What the Article 5 Prohibited Practices Mean for Your Portfolio
Before worrying about the high-risk framework, every organization should have completed a review of their current AI tool portfolio against the Article 5 prohibited practices. This is not a future obligation. It became enforceable in February 2025.
The prohibited practices are worth understanding in detail because some of them are more expansive than they might initially appear.
The prohibition on AI systems that deploy subliminal techniques beyond a person's consciousness to materially distort behavior in a way that causes harm covers AI tools used in persuasion, engagement optimization, or behavioral nudging contexts. If your organization uses AI to optimize content for maximum engagement in ways that exploit psychological vulnerabilities, this provision warrants careful analysis.
The prohibition on emotion recognition systems in workplace and educational settings is broad. It covers AI systems that infer or classify emotions, not just those explicitly marketed as emotion recognition tools. If any AI tool your organization uses in a workplace context analyzes facial expressions, voice patterns, or physiological signals to infer emotional states, it falls within this prohibition.
The prohibition on biometric categorization that infers sensitive characteristics including political opinions, religious beliefs, and sexual orientation from biometric data covers a range of AI tools that go beyond obvious face recognition applications.
If you have not reviewed your current AI tool portfolio against Article 5, that review should happen now.
Connecting EU AI Act Compliance to Your GDPR Assessment Process
The good news for privacy teams is that EU AI Act compliance for deployers does not require building an entirely new compliance program from scratch. It requires extending the compliance program you already have.

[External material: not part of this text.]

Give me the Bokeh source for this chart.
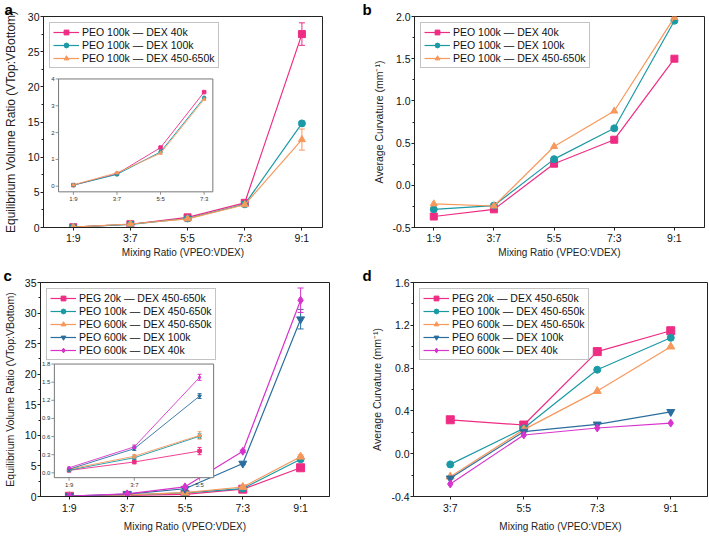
import numpy as np
from bokeh.plotting import figure
from bokeh.layouts import column, row
from bokeh.models import (Range1d, FixedTicker, SingleIntervalTicker, NumeralTickFormatter)
from bokeh.core.properties import value
from bokeh.embed import file_html
from bokeh.resources import INLINE

FONT = "Liberation Sans"

# ---------------- data ----------------
ratios5 = ["1:9", "3:7", "5:5", "7:3", "9:1"]
ratios4 = ["3:7", "5:5", "7:3", "9:1"]

# panel a : equilibrium volume ratio, PEO 100k with three DEX
a_labels = ["PEO 100k — DEX 40k", "PEO 100k — DEX 100k", "PEO 100k — DEX 450-650k"]
a_dex40 = [0.04, 0.46, 1.44, 3.51, 27.5]
a_dex100 = [0.04, 0.44, 1.28, 3.30, 14.8]
a_dex450 = [0.05, 0.50, 1.23, 3.24, 12.5]
a_err40 = [0.0, 0.0, 0.0, 0.0, 1.6]
a_err100 = [0.0, 0.0, 0.0, 0.0, 0.3]
a_err450 = [0.0, 0.0, 0.0, 0.0, 1.5]

# panel b : average curvature
b_dex40 = [-0.37, -0.285, 0.256, 0.54, 1.50]
b_dex100 = [-0.285, -0.24, 0.31, 0.675, 1.95]
b_dex450 = [-0.22, -0.245, 0.46, 0.88, 1.99]

# panel c : equilibrium volume ratio, five systems
c_labels = ["PEG 20k — DEX 450-650k", "PEO 100k — DEX 450-650k",
            "PEO 600k — DEX 450-650k", "PEO 600k — DEX 100k", "PEO 600k — DEX 40k"]
c_peg20 = [0.04, 0.18, 0.36, 1.2, 4.7]
c_peo100 = [0.045, 0.25, 0.605, 1.3, 6.1]
c_peo600_450 = [0.06, 0.275, 0.62, 1.55, 6.5]
c_peo600_100 = [0.06, 0.40, 1.27, 5.4, 29.0]
c_peo600_40 = [0.083, 0.43, 1.58, 7.4, 32.1]
c_err_peg20 = [0.01, 0.03, 0.06, 0.1, 0.2]
c_err_peo100 = [0.01, 0.03, 0.04, 0.1, 0.3]
c_err_peo600_450 = [0.01, 0.03, 0.06, 0.1, 0.3]
c_err_peo600_100 = [0.01, 0.03, 0.04, 0.2, 1.6]
c_err_peo600_40 = [0.01, 0.03, 0.05, 0.2, 2.0]

# panel d : average curvature, five systems
d_peg20 = [0.317, 0.268, 0.954, 1.149]
d_peo100 = [-0.10, 0.237, 0.785, 1.083]
d_peo600_450 = [-0.215, 0.225, 0.585, 1.0]
d_peo600_100 = [-0.23, 0.206, 0.274, 0.391]
d_peo600_40 = [-0.283, 0.175, 0.24, 0.286]

PINK = "#ee2c84"
TEAL = "#1b9aa6"
ORANGE = "#f7985c"
DBLUE = "#2b6e9e"
MAGENTA = "#d833cc"

X_LABEL = "Mixing Ratio (VPEO:VDEX)"
VR_LABEL = "Equilibrium Volume Ratio (VTop:VBottom)"
CU_LABEL = "Average Curvature (mm⁻¹)"


def make_fig(w, h, bl, br, bt, bb, xr, yr, cats, yint, yfmt, letter, letter_off,
             ylabel, ylabel_size, y_standoff, x_standoff, xtick_standoff):
    p = figure(width=w, height=h, x_range=Range1d(*xr), y_range=Range1d(*yr),
               output_backend="svg", toolbar_location=None,
               min_border_left=bl, min_border_right=br,
               min_border_top=bt, min_border_bottom=bb)
    p.xgrid.visible = False
    p.ygrid.visible = False
    p.outline_line_color = "#222222"
    p.outline_line_width = 1
    p.title.text = letter
    p.title.align = "left"
    p.title.offset = letter_off
    p.title.standoff = -3
    p.title.text_font = FONT
    p.title.text_font_size = "15px"
    p.title.text_font_style = "bold"
    p.title.text_color = "black"
    p.xaxis.ticker = FixedTicker(ticks=list(range(len(cats))), minor_ticks=[])
    p.xaxis.major_label_overrides = {i: c for i, c in enumerate(cats)}
    p.yaxis.ticker = SingleIntervalTicker(interval=yint, num_minor_ticks=2)
    if yfmt:
        p.yaxis.formatter = NumeralTickFormatter(format=yfmt)
    for ax in p.axis:
        ax.axis_line_color = "#222222"
        ax.major_tick_line_color = "#222222"
        ax.minor_tick_line_color = "#222222"
        ax.major_tick_in = 0
        ax.major_tick_out = 3
        ax.minor_tick_in = 0
        ax.minor_tick_out = 2
        ax.major_label_text_font = FONT
        ax.major_label_text_font_size = "10.5px"
        ax.major_label_text_color = "#111111"
        ax.major_label_standoff = 1
        ax.axis_label_text_font = FONT
        ax.axis_label_text_font_style = "normal"
        ax.axis_label_text_color = "#222222"
    p.xaxis.major_label_standoff = xtick_standoff
    p.xaxis.axis_label = X_LABEL
    p.xaxis.axis_label_text_font_size = "10px"
    p.xaxis.axis_label_standoff = x_standoff
    p.yaxis.axis_label = ylabel
    p.yaxis.axis_label_text_font_size = ylabel_size
    p.yaxis.axis_label_standoff = y_standoff
    return p


def series(p, x, y, color, marker, label, size=7, err=None, lw=1.2):
    p.line(x, y, line_color=color, line_width=lw, legend_label=label)
    p.scatter(x, y, marker=marker, size=size, fill_color=color, line_color=color,
              legend_label=label)
    if err is not None:
        errbars(p, x, y, err, color, 6)


def errbars(g, x, y, err, color, cap):
    xs = [xi for xi, e in zip(x, err) if e > 0]
    lo = [yi - e for yi, e in zip(y, err) if e > 0]
    hi = [yi + e for yi, e in zip(y, err) if e > 0]
    if not xs:
        return
    g.segment(x0=xs, y0=lo, x1=xs, y1=hi, line_color=color, line_width=1)
    g.scatter(xs + xs, lo + hi, marker="dash", size=cap, line_color=color, line_width=1)


def style_legend(p):
    lg = p.legend[0]
    lg.location = "top_left"
    lg.margin = 6
    lg.border_line_color = "#888888"
    lg.border_line_width = 1
    lg.label_text_font = FONT
    lg.label_text_font_size = "10.5px"
    lg.label_text_color = "#111111"
    lg.glyph_width = 26
    lg.glyph_height = 12
    lg.label_height = 12
    lg.spacing = 1
    lg.padding = 3
    lg.label_standoff = 3


def inset(p, fx, fy, xsrc, ysrc, cats, yticks, yfmt, w_px, h_px):
    xr, yr = p.x_range, p.y_range
    tx = Range1d(xr.start + fx[0] * (xr.end - xr.start), xr.start + fx[1] * (xr.end - xr.start))
    ty = Range1d(yr.start + fy[0] * (yr.end - yr.start), yr.start + fy[1] * (yr.end - yr.start))
    sub = p.subplot(x_source=Range1d(*xsrc), y_source=Range1d(*ysrc), x_target=tx, y_target=ty)
    sub.quad(left=[xsrc[0]], right=[xsrc[1]], bottom=[ysrc[0]], top=[ysrc[1]],
             fill_color="white", line_color="#777777", line_width=1)
    dy = 3.0 * (ysrc[1] - ysrc[0]) / h_px
    dx = 3.0 * (xsrc[1] - xsrc[0]) / w_px
    xt = list(range(len(cats)))
    sub.segment(x0=xt, y0=[ysrc[0]] * len(xt), x1=xt, y1=[ysrc[0] - dy] * len(xt),
                line_color="#777777", line_width=0.8)
    sub.segment(x0=[xsrc[0]] * len(yticks), y0=yticks, x1=[xsrc[0] - dx] * len(yticks), y1=yticks,
                line_color="#777777", line_width=0.8)
    sub.text(x=xt, y=[ysrc[0]] * len(xt), text=cats, text_font=value(FONT),
             text_font_size="6px", text_align="center", text_baseline="top",
             y_offset=4, text_color="#333333")
    sub.text(x=[xsrc[0]] * len(yticks), y=yticks, text=[yfmt.format(t) for t in yticks],
             text_font=value(FONT), text_font_size="6px", text_align="right",
             text_baseline="middle", x_offset=-4, text_color="#333333")
    return sub


# ---------------- panel a ----------------
xa = list(range(5))
pa = make_fig(355, 260, 42, 33, 16, 31, (-0.52, 4.36), (0, 30), ratios5, 5, None,
              "a", -39, VR_LABEL, "12px", 7, 0, 1)
series(pa, xa, a_dex40, PINK, "square", a_labels[0], err=a_err40)
series(pa, xa, a_dex100, TEAL, "circle", a_labels[1], err=a_err100)
series(pa, xa, a_dex450, ORANGE, "triangle", a_labels[2], err=a_err450)
style_legend(pa)
suba = inset(pa, (0.054, 0.607), (0.169, 0.704), (-0.34, 3.2), (-0.21, 4.0),
             ratios5[:4], [0, 1, 2, 3, 4], "{:g}", 155, 114)
for yv, col, mk in [(a_dex40, PINK, "square"), (a_dex100, TEAL, "circle"), (a_dex450, ORANGE, "triangle")]:
    suba.line(xa[:4], yv[:4], line_color=col, line_width=0.9)
    suba.scatter(xa[:4], yv[:4], marker=mk, size=3.5, fill_color=col, line_color=col)

# ---------------- panel b ----------------
pb = make_fig(354, 260, 59, 5, 15, 32, (-0.32, 4.5), (-0.5, 2.0), ratios5, 0.5, "0.0",
              "b", -52, CU_LABEL, "10.5px", 4, 0, 1)
series(pb, xa, b_dex40, PINK, "square", a_labels[0])
series(pb, xa, b_dex100, TEAL, "circle", a_labels[1])
series(pb, xa, b_dex450, ORANGE, "triangle", a_labels[2])
style_legend(pb)

# ---------------- panel c ----------------
pc = make_fig(355, 276, 40, 26, 21, 40, (-0.5, 4.5), (0, 35), ratios5, 5, None,
              "c", -37, VR_LABEL, "10.5px", 6, 4, 2)
c_sets = [(c_peg20, c_err_peg20, PINK, "square"),
          (c_peo100, c_err_peo100, TEAL, "circle"),
          (c_peo600_450, c_err_peo600_450, ORANGE, "triangle"),
          (c_peo600_100, c_err_peo600_100, DBLUE, "inverted_triangle"),
          (c_peo600_40, c_err_peo600_40, MAGENTA, "diamond")]
for (yv, ev, col, mk), lab in zip(c_sets, c_labels):
    series(pc, xa, yv, col, mk, lab, size=8 if mk != "circle" else 7, err=ev)
style_legend(pc)
subc = inset(pc, (0.048, 0.599), (0.088, 0.619), (-0.225, 2.215), (-0.08, 1.8),
             ratios5[:3], [0.0, 0.3, 0.6, 0.9, 1.2, 1.5, 1.8], "{:.1f}", 159, 114)
for yv, ev, col, mk in c_sets:
    subc.line(xa[:3], yv[:3], line_color=col, line_width=0.9)
    subc.scatter(xa[:3], yv[:3], marker=mk, size=3.5, fill_color=col, line_color=col)
    errbars(subc, xa[:3], yv[:3], ev[:3], col, 4)

# ---------------- panel d ----------------
xd = list(range(4))
pd_ = make_fig(354, 276, 58, 2, 22, 38, (-0.5, 3.5), (-0.4, 1.6), ratios4, 0.4, "0.0",
               "d", -51, CU_LABEL, "10.5px", 5, 4, 2)
d_sets = [(d_peg20, PINK, "square"), (d_peo100, TEAL, "circle"),
          (d_peo600_450, ORANGE, "triangle"), (d_peo600_100, DBLUE, "inverted_triangle"),
          (d_peo600_40, MAGENTA, "diamond")]
for (yv, col, mk), lab in zip(d_sets, c_labels):
    series(pd_, xd, yv, col, mk, lab, size=8 if mk != "circle" else 7)
style_legend(pd_)

layout = column(row(pa, pb), row(pc, pd_))
open("out.html", "w").write(file_html(layout, INLINE))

The DPIA process you use for GDPR high-risk processing is the natural foundation for the EU AI Act fundamental rights impact assessment. The data mapping you do for GDPR purposes gives you the data flow visibility you need to assess EU AI Act classification. The vendor assessment process you use for GDPR DPA compliance is the right process to extend for EU AI Act provider documentation review.
The most important extension is the use case classification step. Every AI tool assessment needs to include an EU AI Act classification determination based on the specific use case, not just the tool category. That classification then determines which deployer obligations apply and whether the August 2026 deadline is relevant to that specific deployment.
Organizations that integrate EU AI Act classification into their existing AI tool assessment process, rather than treating it as a separate compliance workstream, will find this significantly more manageable than those approaching it as a standalone project.
The deadline is real. The obligations are yours. The assessment work is the path through.
This article is for informational purposes only and does not constitute legal advice. AI governance and regulatory compliance requirements vary by organization, jurisdiction, and use case. Consult qualified legal counsel before making compliance determinations or relying on this content for any legal, regulatory, or business purpose.